(Plotting code records)
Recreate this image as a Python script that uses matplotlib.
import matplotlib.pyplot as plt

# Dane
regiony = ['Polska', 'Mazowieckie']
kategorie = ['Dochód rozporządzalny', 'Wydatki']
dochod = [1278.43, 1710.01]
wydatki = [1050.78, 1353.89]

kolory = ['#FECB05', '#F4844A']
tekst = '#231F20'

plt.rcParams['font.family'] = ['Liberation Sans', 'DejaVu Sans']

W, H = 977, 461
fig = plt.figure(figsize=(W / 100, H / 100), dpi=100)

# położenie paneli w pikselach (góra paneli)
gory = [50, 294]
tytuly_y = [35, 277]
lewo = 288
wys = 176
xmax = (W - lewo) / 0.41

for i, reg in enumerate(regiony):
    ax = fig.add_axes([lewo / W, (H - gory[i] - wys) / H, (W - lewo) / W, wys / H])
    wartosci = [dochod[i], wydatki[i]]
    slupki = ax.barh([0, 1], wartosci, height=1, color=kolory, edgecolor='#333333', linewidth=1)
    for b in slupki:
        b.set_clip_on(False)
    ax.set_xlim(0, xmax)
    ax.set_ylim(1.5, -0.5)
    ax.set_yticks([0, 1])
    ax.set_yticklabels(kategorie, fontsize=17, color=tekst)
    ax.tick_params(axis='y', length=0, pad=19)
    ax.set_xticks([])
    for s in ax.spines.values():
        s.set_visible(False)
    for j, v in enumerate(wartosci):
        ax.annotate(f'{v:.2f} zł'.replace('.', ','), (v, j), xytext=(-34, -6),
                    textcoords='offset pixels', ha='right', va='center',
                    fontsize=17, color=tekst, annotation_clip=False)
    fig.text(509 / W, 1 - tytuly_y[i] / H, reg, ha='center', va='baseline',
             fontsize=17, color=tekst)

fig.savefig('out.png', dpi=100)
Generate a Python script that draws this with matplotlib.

=== Goal ===
Each line of the material above either contains the word "that" or does not; state how many do, and nothing else.

=== Task result ===
2